Friday, September 9, 2011

Sarah Palin Gets Interesting

"But when her throat was cleared at last, Ms. Palin had something considerably more substantive to say.

"She made three interlocking points. First, that the United States is now governed by a “permanent political class,” drawn from both parties, that is increasingly cut off from the concerns of regular people. Second, that these Republicans and Democrats have allied with big business to mutual advantage to create what she called “corporate crony capitalism.” Third, that the real political divide in the United States may no longer be between friends and foes of Big Government, but between friends and foes of vast, remote, unaccountable institutions (both public and private).


"In supporting her first point, about the permanent political class, she attacked both parties’ tendency to talk of spending cuts while spending more and more; to stoke public anxiety about a credit downgrade, but take a vacation anyway; to arrive in Washington of modest means and then somehow ride the gravy train to fabulous wealth. She observed that 7 of the 10 wealthiest counties in the United States happen to be suburbs of the nation’s capital.

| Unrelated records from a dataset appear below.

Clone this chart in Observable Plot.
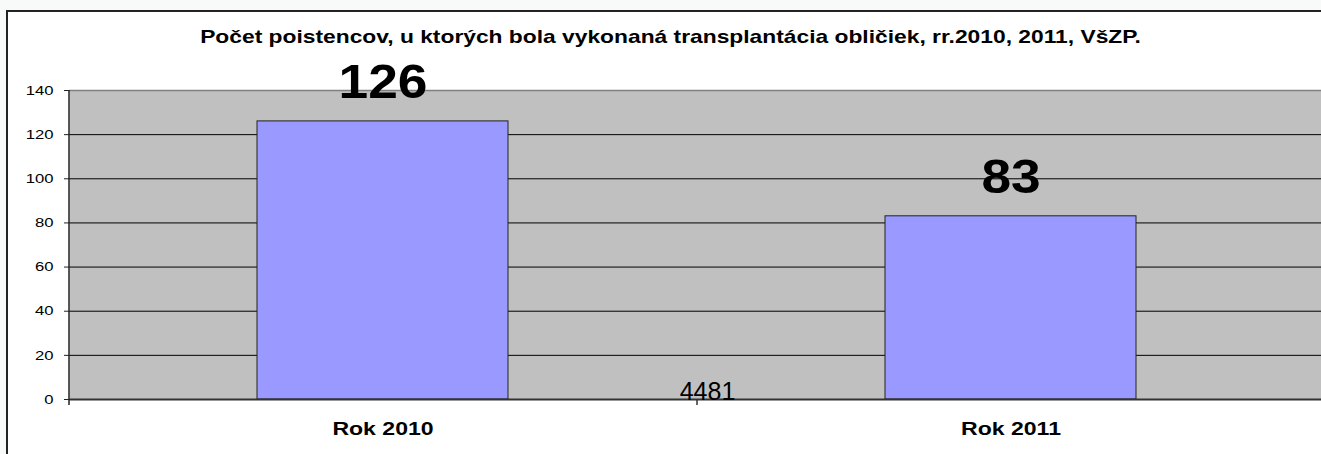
<!DOCTYPE html>
<html><head><meta charset="utf-8">
<script src="https://cdn.jsdelivr.net/npm/d3@7"></script>
<script src="https://cdn.jsdelivr.net/npm/@observablehq/plot@0.6"></script>
<style>
body{margin:0;background:#f8fafa;}
#wrap{position:relative;width:1321px;height:454px;overflow:hidden;}
#box{position:absolute;left:6px;top:10px;width:1400px;height:500px;border-left:2px solid #222;border-top:2px solid #222;background:#fff;}
#chart{position:absolute;left:0;top:0;}
</style></head><body>
<div id="wrap"><div id="box"></div><div id="chart"></div></div>
<script>
const title = "Počet poistencov, u ktorých bola vykonaná transplantácia obličiek, rr.2010, 2011, VšZP.";
const categories = ["Rok 2010", "Rok 2011"];
const values = [126, 83];
const yTicks = [0, 20, 40, 60, 80, 100, 120, 140];
const strayLabel = ["4481"];

const data = categories.map((c, i) => ({category: c, value: values[i]}));
const font = "'Liberation Sans', Arial, sans-serif";

const chart = Plot.plot({
  width: 1321,
  height: 454,
  marginLeft: 69,
  marginRight: -4,
  marginTop: 90,
  marginBottom: 55,
  style: {background: "transparent", fontFamily: font, color: "#000", overflow: "hidden"},
  x: {domain: categories, paddingInner: 0.6, paddingOuter: 0.3, label: null},
  y: {domain: [0, 140], label: null},
  marks: [
    Plot.frame({fill: "#c0c0c0"}),
    Plot.ruleY(yTicks.filter(d => d > 0 && d < 140), {stroke: "#000", strokeWidth: 1}),
    Plot.ruleY([140], {stroke: "#808080", strokeWidth: 1.5}),
    Plot.barY(data, {x: "category", y: "value", fill: "#9999ff", stroke: "#222", strokeWidth: 1}),
    Plot.ruleY([0], {stroke: "#333", strokeWidth: 2}),
    Plot.ruleX([categories[0]], {x: d => d, dx: -314, stroke: "#222", strokeWidth: 1.5, insetBottom: -6}),
    Plot.ruleX([categories[1]], {x: d => d, dx: -314, y1: 0, y2: 0, stroke: "#333", strokeWidth: 1.5, insetBottom: -6}),
    Plot.axisY({ticks: yTicks, tickSize: 5, tickPadding: 11, fontSize: 13, label: null, stroke: "#222"}),
    Plot.axisX({tickSize: 0, tickPadding: 23, fontSize: 18, fontWeight: "bold", label: null}),
    Plot.text(data, {x: "category", y: "value", text: d => String(d.value), dy: -39, lineAnchor: "middle", fontSize: 48, fontWeight: "bold", fill: "#000", ariaDescription: "bar-label"}),
    Plot.text(strayLabel, {frameAnchor: "bottom", text: d => d, dx: 10, dy: -8, lineAnchor: "middle", fontSize: 25, fill: "#000", ariaDescription: "stray-label"}),
    Plot.text([title], {frameAnchor: "top", text: d => d, dx: -27, dy: -54, lineAnchor: "middle", fontSize: 19, fontWeight: "bold", fill: "#000", ariaDescription: "chart-title"})
  ]
});
document.getElementById("chart").appendChild(chart);

// horizontal stretch of the text, as in the (stretched) reference picture
function stretch(selector, k) {
  chart.querySelectorAll(selector).forEach(t => {
    const L = t.getComputedTextLength();
    t.setAttribute("textLength", L * k);
    t.setAttribute("lengthAdjust", "spacingAndGlyphs");
  });
}
stretch('g[aria-description="chart-title"] text', 1.2);
stretch('g[aria-label="x-axis tick label"] text', 1.28);
stretch('g[aria-label="y-axis tick label"] text', 1.28);
stretch('g[aria-description="bar-label"] text', 1.11);
</script>
</body></html>
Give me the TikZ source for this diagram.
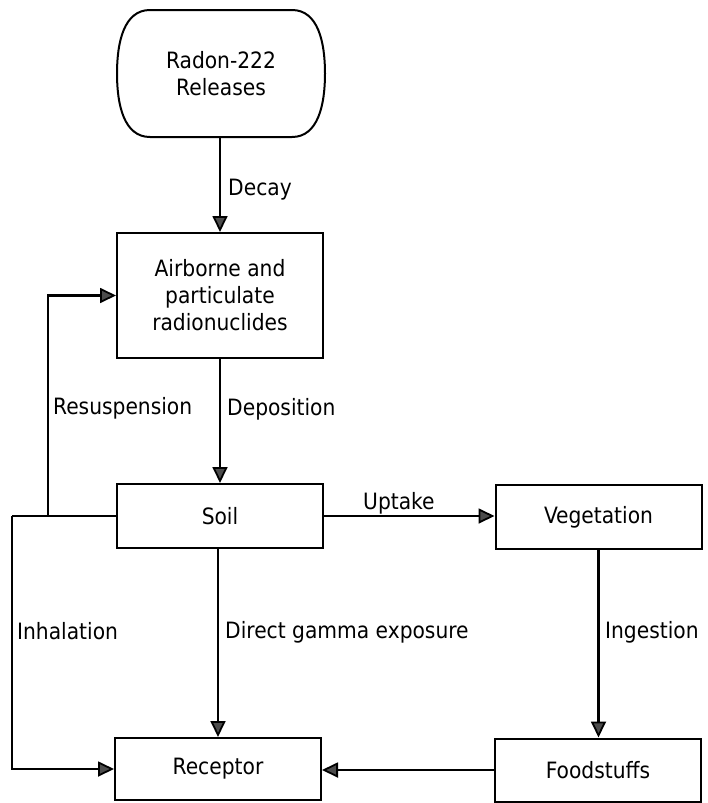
\documentclass[tikz,border=0pt]{standalone}
\usepackage{fontspec}
\setmainfont{DejaVu Sans Condensed}
\usetikzlibrary{arrows.meta}
\begin{document}
\begin{tikzpicture}[x=1pt,y=-1pt,
  every node/.style={font=\fontsize{22.5}{27}\selectfont, inner sep=0pt},
  box/.style={draw, line width=2pt, minimum width=206pt, minimum height=#1, align=center},
  box/.default=64pt,
  flow/.style={line width=2.2pt, -{Triangle[length=16pt,width=15pt,fill=black!70,line width=1.8pt]}},
  plain/.style={line width=2.2pt},
  lbl/.style={anchor=west}]
\useasboundingbox (0,0) rectangle (707,803);

% source terminator
\node[align=center, minimum width=208pt, minimum height=127pt] (src) at (221,74) {Radon-222\\Releases};
\draw[line width=2pt] (150,10) -- (292,10)
  .. controls (318,10) and (325,42) .. (325,73.5)
  .. controls (325,105) and (318,137) .. (292,137)
  -- (150,137)
  .. controls (124,137) and (117,105) .. (117,73.5)
  .. controls (117,42) and (124,10) .. cycle;

% compartments
\node[box=125pt] (air) at (220,295.5) {Airborne and\\particulate\\radionuclides};
\node[box] (soil) at (220,516) {Soil};
\node[box] (veg) at (598.5,517) {Vegetation};
\node[box=62pt] (rec) at (218,769) {Receptor};
\node[box=63pt] (food) at (598,770) {Foodstuffs};

% branch points on the left
\coordinate (jl) at (12,516);
\coordinate (jr) at (48,516);

% connectors
\draw[flow] (src.south -| air.north) -- (air.north);
\draw[flow] (air.south) -- (soil.north);
\draw[flow] (soil.east) -- (soil.east -| veg.west);
\draw[flow] (veg.south) -- (veg.south |- food.north);
\draw[flow] (food.west) -- (food.west -| rec.east);
\draw[flow] (soil.south -| rec.north) -- (rec.north);
\draw[plain] (soil.west) -- (jl);
\draw[flow] (jl) |- (rec.west);
\draw[flow] (jr) |- (air.west);

% labels
\node[lbl] (ldecay) at (228,190) {Decay};
\node[lbl] (lres) at (53,408) {Resuspension};
\node[lbl] (ldep) at (227,409) {Deposition};
\node[lbl] (lup) at (363,503) {Uptake};
\node[lbl] (linh) at (17,631) {Inhalation};
\node[lbl] (lgam) at (225,632) {Direct gamma exposure};
\node[lbl] (ling) at (605,632) {Ingestion};
\end{tikzpicture}
\end{document}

"Her second point, about money in politics, helped to explain the first. The permanent class stays in power because it positions itself between two deep troughs: the money spent by the government and the money spent by big companies to secure decisions from government that help them make more money.

“Do you want to know why nothing ever really gets done?” she said, referring to politicians. “It’s because there’s nothing in it for them. They’ve got a lot of mouths to feed — a lot of corporate lobbyists and a lot of special interests that are counting on them to keep the good times and the money rolling along.

"Because her party has agitated for the wholesale deregulation of money in politics and the unshackling of lobbyists, these will be heard in some quarters as sacrilegious words.
Ms. Palin’s third point was more striking still: in contrast to the sweeping paeans to capitalism and the free market delivered by the Republican presidential candidates whose ranks she has yet to join, she sought to make a distinction between good capitalists and bad ones. The good ones, in her telling, are those small businesses that take risks and sink and swim in the churning market; the bad ones are well-connected megacorporations that live off bailouts, dodge taxes and profit terrifically while creating no jobs.

"Strangely, she was saying things that liberals might like, if not for Ms. Palin’s having said them.


“'This is not the capitalism of free men and free markets, of innovation and hard work and ethics, of sacrifice and of risk,” she said of the crony variety. She added: “It’s the collusion of big government and big business and big finance to the detriment of all the rest — to the little guys. It’s a slap in the face to our small business owners — the true entrepreneurs, the job creators accounting for 70 percent of the jobs in America.'”

Never thought I would find anything Sarah Palin said interesting, but I do. Of course there is a permanent class that stays in power and they govern to stay in power. Whatever they do for the people is merely a concession they make because they have to, because they are forced to make them to avoid an insurrection that would cost them their power, insurrections like that which cost LBJ the presidency or that cost the Republicans the control of Congress in 2006. Of course, this permanent class is able, even after such insurrections, to maintain control. This is what the Democrats did to Jimmy Carter, undermining his presidency with the help of Ted Kennedy. And then they fell into step with Ronald Reagan, with Tip O'Neill leading the way. Whether Palin means any of this is a question. But at least she said it. And that is something.